By Lethbridge Herald on November 10, 2023.
LEAVE IT TO BEEBER
Lest we forget. Three words we read and hear throughout October and this month leading up to Remembrance Day ceremonies on November 11 – tomorrow.
As clouds of war begin block the sunshine on an increasingly global scale, those words have more meaning than ever.
Thousands of Canadians have given their lives to preserve the way of life we are privileged to enjoy today. And we are privileged to live in this country, which certainly isn’t perfect by any means but we are extremely fortunate to live under democratic rule, where people have a say in determining their own futures.
We have our way of life because of sacrifices of the men and women who have served in the Canadian military and the civilians who did the essential work on the home front to keep our armed forces fed and fighting.
We owe them all our gratitude. Those sacrifices are still being made to this day by our Armed Forces community whether serving at home or on peacekeeping missions around the world.
Today’s veterans are our neighbours, our children perhaps. With those who served in the Second World War – like their First World War comrades – now mostly departed, we honour not only them but so many who have followed in their footsteps serving Canada.
This year The Herald approached Remembrance Day coverage from a different perspective by trying to provide stories about its importance and providing information in a special section that will hopefully give a better understanding of this important day.
As war rages in the Middle East and Ukraine, and the world’s fragile peace increasingly becoming unstable, we don’t know when Canadians will next be called to serve on the battlefront.
At some point, our next group of high school graduates may not find themselves heading not to university but rather to boot camp to face the same horrors so many youth have faced in previous wars. If Canadians go to war again, many will return in caskets or not at all. And those who survive will undoubtedly endure the same emotional traumas and physical scars that other surviving war veterans have dealt with too many times.
It’s a frightening thought but hopefully not an inevitability. And that’s why it’s essential we never forget, and always remember, the bravery of those who served our country and who too often lost their lives in that service.
Remembrance Day this year has special significance for all of us because we are living in dangerous times.
Tomorrow, let’s all reflect on the sacrifices made for our benefit. Let’s show our support for our veterans by going to the Cenotaph or the Agri-Food Hub and Trade Centre for the 11 a.m. services. Let’s make sure we all wear a poppy to show our support and respect.
Let’s not ever forget, and let’s pray and hope our youth never again have to go to war to protect our country.
CONDOLENCES TO THE RALPH AND SHURTZ FAMILIES: On a personal note I want to offer my condolences to the family and friends of Darcy Ralph who died last weekend.
Darcy was one of the kindest, gentlest human beings I ever knew.
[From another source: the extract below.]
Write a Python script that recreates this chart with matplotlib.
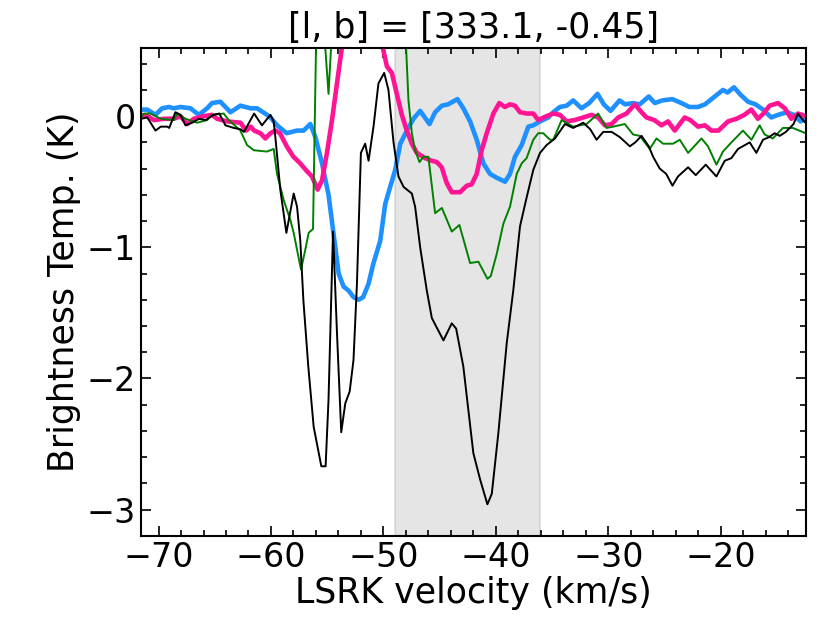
import matplotlib
matplotlib.use('Agg')
import matplotlib.pyplot as plt
from matplotlib.ticker import MultipleLocator

# spectra: velocity (km/s) and brightness temperature (K)
black_v = [-71.55, -71.0, -70.27, -69.8, -69.2, -69.05, -68.5, -68.05, -67.6, -67.0,
           -66.4, -65.8, -65.1, -64.6, -64.05, -63.3, -62.7, -62.4, -61.5, -60.8,
           -60.05, -59.76, -59.61, -59.17, -58.63, -57.98, -57.68, -57.39, -57.12, -56.68,
           -56.2, -55.52, -55.14, -54.88, -54.48, -54.13, -53.75, -53.39, -53.0, -52.66,
           -52.35, -52.0, -51.62, -51.32, -50.88, -50.44, -49.93, -49.55, -49.1, -48.66,
           -48.2, -47.47, -47.18, -46.73, -46.14, -45.69, -44.66, -43.92, -43.53, -42.89,
           -42.0, -41.4, -40.75, -40.36, -39.78, -39.03, -38.45, -37.85, -37.26, -36.67,
           -36.07, -35.48, -34.74, -33.85, -33.12, -32.23, -31.6, -31.04, -30.45, -29.7,
           -28.97, -28.08, -27.6, -27.04, -26.4, -26.01, -25.42, -24.85, -24.29, -23.8,
           -22.9, -22.22, -21.33, -20.38, -19.64, -19.05, -18.46, -17.42, -16.83, -16.24,
           -15.7, -15.2, -14.75, -14.2, -13.52, -13.13, -12.69, -12.45]
black_T = [-0.02, -0.01, -0.11, -0.08, -0.08, -0.09, 0.03, 0.01, -0.07, -0.05,
           -0.02, -0.03, 0.01, 0.02, -0.07, -0.09, -0.10, -0.12, 0.02, -0.07,
           0.01, -0.04, -0.16, -0.56, -0.89, -0.59, -0.69, -0.95, -1.40, -1.91,
           -2.37, -2.67, -2.67, -2.16, -0.88, -1.65, -2.41, -2.19, -2.10, -1.86,
           -1.27, -0.28, -0.21, -0.34, -0.08, 0.25, 0.33, 0.20, -0.20, -0.46,
           -0.54, -0.59, -0.69, -1.00, -1.33, -1.54, -1.71, -1.58, -1.62, -1.91,
           -2.57, -2.77, -2.96, -2.88, -2.42, -1.73, -1.33, -0.84, -0.62, -0.41,
           -0.28, -0.22, -0.17, -0.06, -0.09, -0.05, -0.10, -0.18, -0.12, -0.12,
           -0.16, -0.23, -0.20, -0.15, -0.23, -0.31, -0.40, -0.44, -0.53, -0.46,
           -0.39, -0.45, -0.37, -0.46, -0.34, -0.32, -0.25, -0.20, -0.28, -0.18,
           -0.16, -0.13, -0.15, -0.12, -0.06, 0.02, -0.03, -0.05]

green_v = [-71.6, -71.3, -70.7, -69.8, -68.64, -68.34, -67.6, -66.57, -65.68, -65.24,
           -64.2, -63.75, -62.72, -62.13, -61.53, -60.35, -59.76, -59.46, -58.87, -58.28,
           -57.98, -57.33, -56.95, -56.65, -56.26, -55.75, -55.3, -54.88, -54.45, -53.0,
           -51.0, -49.5, -48.3, -47.77, -47.47, -47.18, -46.79, -46.44, -46.0, -45.4,
           -44.8, -43.92, -43.24, -42.29, -41.55, -40.75, -40.45, -39.92, -39.33, -38.74,
           -38.14, -37.7, -37.26, -36.67, -36.23, -35.78, -35.19, -34.89, -34.15, -33.12,
           -31.93, -30.9, -30.15, -29.56, -28.53, -27.79, -27.2, -26.31, -25.71, -25.12,
           -24.24, -23.64, -22.9, -21.71, -21.13, -20.38, -19.8, -19.05, -18.02, -17.27,
           -16.54, -16.09, -15.36, -14.47, -13.58, -12.45]
green_T = [-0.01, 0.02, 0.02, -0.02, -0.03, 0.02, -0.02, -0.05, -0.03, 0.01,
           0.02, -0.03, -0.11, -0.22, -0.26, -0.27, -0.25, -0.44, -0.64, -0.79,
           -0.89, -1.17, -1.02, -0.89, -0.86, 1.8, 0.68, 0.17, 0.85, 2.0,
           2.5, 2.0, 1.13, 0.12, -0.13, -0.26, -0.35, -0.31, -0.31, -0.74,
           -0.70, -0.88, -0.83, -1.12, -1.11, -1.24, -1.22, -1.05, -0.82, -0.69,
           -0.44, -0.36, -0.32, -0.18, -0.13, -0.13, -0.18, -0.18, -0.03, -0.08,
           -0.06, 0.02, -0.09, -0.08, -0.06, -0.14, -0.15, -0.25, -0.17, -0.21,
           -0.21, -0.18, -0.28, -0.17, -0.23, -0.37, -0.27, -0.20, -0.11, -0.18,
           -0.07, -0.14, -0.17, -0.09, -0.09, -0.13]

pink_v = [-71.6, -71.0, -70.4, -69.5, -68.64, -68.05, -67.46, -66.86, -65.98, -65.24,
          -64.79, -63.9, -62.72, -62.2, -61.8, -61.5, -60.94, -60.5, -60.05, -59.6,
          -59.2, -58.6, -58.0, -57.4, -56.8, -56.35, -55.85, -55.46, -55.02, -54.57,
          -54.13, -53.25, -52.0, -51.0, -50.3, -49.69, -49.25, -48.81, -48.36, -47.92,
          -47.47, -47.03, -46.29, -45.7, -45.25, -44.81, -44.37, -43.92, -43.18, -42.58,
          -42.15, -41.7, -41.26, -40.81, -40.22, -39.69, -39.19, -38.74, -38.3, -37.85,
          -37.26, -36.67, -36.23, -35.5, -34.89, -34.3, -33.7, -33.0, -32.23, -31.48,
          -30.9, -30.3, -29.7, -29.12, -28.38, -27.64, -27.04, -26.6, -25.9, -25.27,
          -24.68, -24.09, -23.2, -22.7, -22.02, -21.4, -20.83, -20.2, -19.35, -18.6,
          -17.9, -17.27, -16.69, -16.2, -15.65, -14.91, -14.3, -13.72, -13.13, -12.45]
pink_T = [0.01, 0.0, -0.03, -0.02, -0.02, 0.0, -0.06, -0.02, 0.0, 0.01,
          -0.02, -0.04, -0.05, -0.11, -0.08, -0.11, -0.13, -0.17, -0.13, -0.11,
          -0.13, -0.23, -0.31, -0.36, -0.42, -0.46, -0.56, -0.49, -0.28, -0.03,
          0.25, 0.8, 1.5, 1.0, 0.62, 0.38, 0.33, 0.17, 0.01, -0.11,
          -0.21, -0.28, -0.32, -0.34, -0.35, -0.39, -0.51, -0.58, -0.58, -0.53,
          -0.52, -0.44, -0.26, -0.13, 0.02, 0.10, 0.07, 0.09, 0.08, 0.03,
          0.02, 0.02, -0.03, 0.0, 0.02, 0.01, -0.04, -0.03, -0.01, 0.01,
          -0.01, -0.07, -0.06, -0.01, 0.02, 0.09, 0.03, -0.01, -0.03, -0.07,
          -0.04, -0.11, -0.01, -0.03, -0.08, -0.07, -0.11, -0.11, -0.04, -0.02,
          0.01, 0.05, -0.02, 0.02, 0.08, 0.10, 0.06, -0.02, 0.02, 0.0]

blue_v = [-71.6, -71.0, -70.27, -69.68, -69.08, -68.64, -68.05, -67.16, -66.42, -65.68,
          -65.24, -64.5, -63.6, -62.72, -61.83, -61.24, -60.35, -60.05, -59.46, -58.6,
          -57.7, -57.1, -56.5, -56.05, -55.46, -54.88, -54.43, -53.98, -53.54, -53.1,
          -52.66, -52.2, -51.8, -51.33, -50.88, -50.28, -49.84, -49.4, -48.95, -48.5,
          -47.91, -47.33, -46.73, -45.9, -45.4, -44.8, -44.25, -43.42, -42.89, -42.29,
          -41.7, -41.11, -40.52, -39.92, -39.18, -38.74, -38.3, -37.7, -37.11, -36.67,
          -36.07, -35.34, -34.89, -34.3, -33.7, -33.12, -32.38, -31.7, -30.96, -30.4,
          -29.8, -29.0, -28.5, -27.8, -27.2, -26.4, -25.86, -25.2, -24.3, -23.5,
          -22.8, -22.02, -21.4, -20.38, -19.8, -19.4, -18.82, -18.2, -17.57, -16.9,
          -16.24, -15.5, -14.9, -14.1, -13.5, -12.9, -12.45]
blue_T = [0.05, 0.05, 0.01, 0.06, 0.07, 0.06, 0.07, 0.06, 0.01, 0.06,
          0.10, 0.11, 0.03, 0.08, 0.06, 0.06, 0.01, -0.01, -0.07, -0.13,
          -0.11, -0.11, -0.06, -0.16, -0.36, -0.60, -0.90, -1.20, -1.30, -1.33,
          -1.38, -1.40, -1.38, -1.28, -1.12, -0.95, -0.67, -0.54, -0.41, -0.21,
          -0.11, -0.02, 0.04, -0.06, 0.03, 0.08, 0.09, 0.13, 0.06, -0.04,
          -0.18, -0.36, -0.44, -0.47, -0.50, -0.44, -0.31, -0.22, -0.08, -0.07,
          -0.04, -0.01, 0.03, 0.07, 0.08, 0.12, 0.06, 0.10, 0.17, 0.09,
          0.04, 0.12, 0.09, 0.10, 0.09, 0.15, 0.10, 0.12, 0.13, 0.10,
          0.07, 0.07, 0.09, 0.16, 0.20, 0.18, 0.22, 0.16, 0.11, 0.09,
          0.05, -0.01, 0.01, 0.03, 0.01, -0.04, -0.02]

# velocity window that is shaded
shade_lo, shade_hi = -49.0, -36.1

fig = plt.figure(figsize=(8.3, 6.23), dpi=100)
ax = fig.add_axes([0.170, 0.140, 0.801, 0.783])

ax.axvspan(shade_lo, shade_hi, facecolor='0.55', edgecolor='0.55', alpha=0.22, lw=1.5)

ax.plot(blue_v, blue_T, color='dodgerblue', lw=3.3)
ax.plot(pink_v, pink_T, color='deeppink', lw=3.3)
ax.plot(green_v, green_T, color='green', lw=1.4)
ax.plot(black_v, black_T, color='black', lw=1.4)

ax.set_xlim(-71.55, -12.42)
ax.set_ylim(-3.2, 0.52)

ax.xaxis.set_major_locator(MultipleLocator(10))
ax.xaxis.set_minor_locator(MultipleLocator(2))
ax.yaxis.set_major_locator(MultipleLocator(1))
ax.yaxis.set_minor_locator(MultipleLocator(0.2))
ax.tick_params(which='both', direction='in', top=True, right=True, labelsize=24, width=1.2)
ax.tick_params(which='major', length=7.5)
ax.tick_params(which='minor', length=4.5)
for s in ax.spines.values():
    s.set_linewidth(1.5)

ax.set_xlabel('LSRK velocity (km/s)', fontsize=25, labelpad=2)
ax.set_ylabel('Brightness Temp. (K)', fontsize=25, labelpad=4)
ax.set_title('[l, b] = [333.1, -0.45]', fontsize=25, pad=7)

fig.savefig('out.png', dpi=100)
On the rare occasion I had the pleasure of seeing him he always had a smile and a friendly word. He was a true gentleman and a wonderful human being.
He will be missed.
And closer to home our own reporter Delon Shurtz lost his mom on Wednesday, which is absolutely heartbreaking for me and my colleagues because Delon has been part of the Herald family for decades. And his loss is felt by all of us.
To Delon, his wife, Sue and all their family I extend my sincerest condolences on behalf of all of us here at the Herald, which in the truest sense of the word, is a family.